El lector puede hacerse una idea del gran conocimiento que tenía de la teología en los próximos capítulos tercero, cuarto y quinto, en que hago una síntesis de lo que me ha parecido más significativo, y que cada uno puede continuar después leyendo su obra. La teología de la vida en torno de Ortega sale a la luz ayudada por su ancilla, la filosofía, como se decía en la jerga escolástica, pero es una teología que usa un nuevo método en su elaboración.
No se comporta como la teología-abogacía que criticó Unamuno, en la que el teólogo partía de unos dogmas dados de antemano, que tenía que defender a toda costa . Tal método llevó a la teología a su esclerotización y a que degenerara en mera repetición de fórmulas arcaicas, que no despertaban ya interés alguno, por estar ausente de él la realidad vital humana. Ante una situación así había que concluir, parafraseando a Ortega al referirse a los usos literarios vigentes: Cualquier cosa es preferible al monoideísmo que se ha inveterado en los usos teológicos existentes (Observaciones I, 164).

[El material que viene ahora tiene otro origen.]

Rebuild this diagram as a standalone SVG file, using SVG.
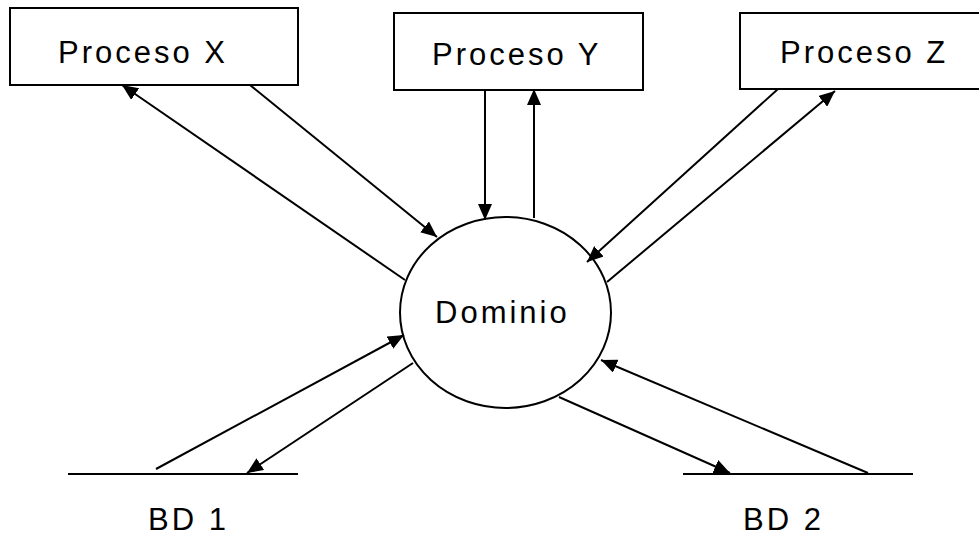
<svg xmlns="http://www.w3.org/2000/svg" width="979" height="550" viewBox="0 0 979 550">
<style>
.box{fill:#fff;stroke:#000;stroke-width:2}
.lbl{font-family:"Liberation Sans",Arial,sans-serif;font-size:31px;letter-spacing:3px;fill:#000}
.ln{stroke:#000;stroke-width:2;fill:none}
.arr{stroke:#000;stroke-width:2;fill:none;marker-end:url(#ah)}
</style>
<defs>
<marker id="ah" markerUnits="userSpaceOnUse" viewBox="0 0 16 14" refX="16" refY="7" markerWidth="16" markerHeight="14" orient="auto">
<path d="M0,0 L16,7 L0,14 z" fill="#000"/>
</marker>
</defs>
<g id="procesoX"><rect class="box" x="10" y="8" width="288" height="77"/><text class="lbl" x="58" y="63">Proceso X</text></g>
<g id="procesoY"><rect class="box" x="394" y="13" width="249" height="77"/><text class="lbl" x="432" y="65">Proceso Y</text></g>
<g id="procesoZ"><rect class="box" x="740" y="13" width="250" height="76"/><text class="lbl" x="780" y="63">Proceso Z</text></g>
<g id="dominio"><ellipse class="box" cx="505.5" cy="312.5" rx="105.5" ry="95.5"/><text class="lbl" x="435" y="323">Dominio</text></g>
<g id="bd1"><line class="ln" x1="68" y1="474" x2="298" y2="474"/><text class="lbl" x="148" y="530">BD 1</text></g>
<g id="bd2"><line class="ln" x1="683" y1="474" x2="913" y2="474"/><text class="lbl" x="743" y="530">BD 2</text></g>
<g id="connectors">
<line class="arr" x1="405" y1="280" x2="122" y2="85"/>
<line class="arr" x1="250" y1="85" x2="437" y2="237"/>
<line class="arr" x1="485" y1="90" x2="485" y2="220"/>
<line class="arr" x1="534" y1="218" x2="534" y2="89"/>
<line class="arr" x1="778" y1="89" x2="587" y2="262"/>
<line class="arr" x1="607" y1="282" x2="835" y2="91"/>
<line class="arr" x1="156" y1="469" x2="404" y2="335"/>
<line class="arr" x1="413" y1="363" x2="247" y2="473"/>
<line class="arr" x1="559" y1="397" x2="730" y2="473"/>
<line class="arr" x1="868" y1="473" x2="601" y2="360"/>
</g>
</svg>
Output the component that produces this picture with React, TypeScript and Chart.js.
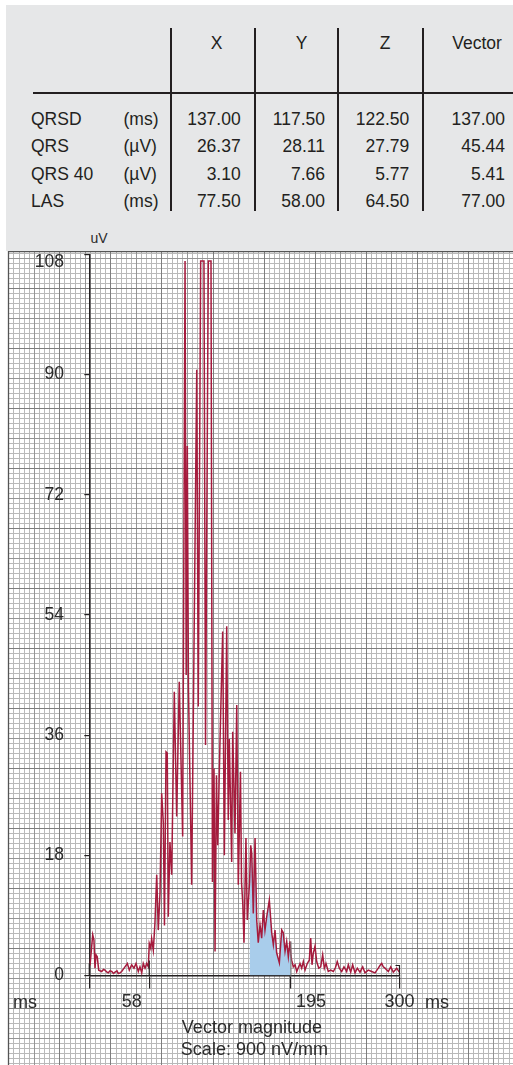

Su teología, además de estar en sintonía con la teología bíblica, va en la misma línea, insisto, de las que se eleboraron en torno al concilio Vaticano II, en fecha anterior y posterior a él, como son las teologías de las realidades terrenas, del laicado, la nueva teología política europea, la de la liberación, la de la secularidad etc. Su teología es vitalista y sintética, es decir, tiene en cuenta al hombre en todas sus dimensiones, sin fisuras ni escisiones.
Por tanto, a la falta de visión y a la pereza cerrada a toda creatividad que manifiesta el que se opone a ampliar el campo teológico él le dirá: la inercia puede inducirnos a contentarnos con el trozo de vida que nos es habitual, porque nos hace creer fácilmente que no existe más realidad que la presente a nuestros ojos. De esta inclinación, dice, debe desconfiar quien aspire a ser un instrumento de humanidad (Ensayos de Crítica II, 77).
Incluso podemos decir a los acaparadores de Dios que "Dios es también asunto profano" (Dios a la vista II, 493), o que no hay cosa en el orbe por donde no pase algún nervio divino. Hay que tener en cuenta, finalmente, al sujeto receptor al hacer teología. Dice a este respecto: "Presumir que la especie humana ha querido y querrá siempre lo mismo que nosotros, sería una vanidad. No, dilatemos bien a lo ancho nuestro corazón para que coja en él todo aquello humano que nos es ajeno. Prefiramos sobre la tierra una indócil diversidad a una monótona coincidencia"(Meditaciones del Quijote I, 322, 375-376).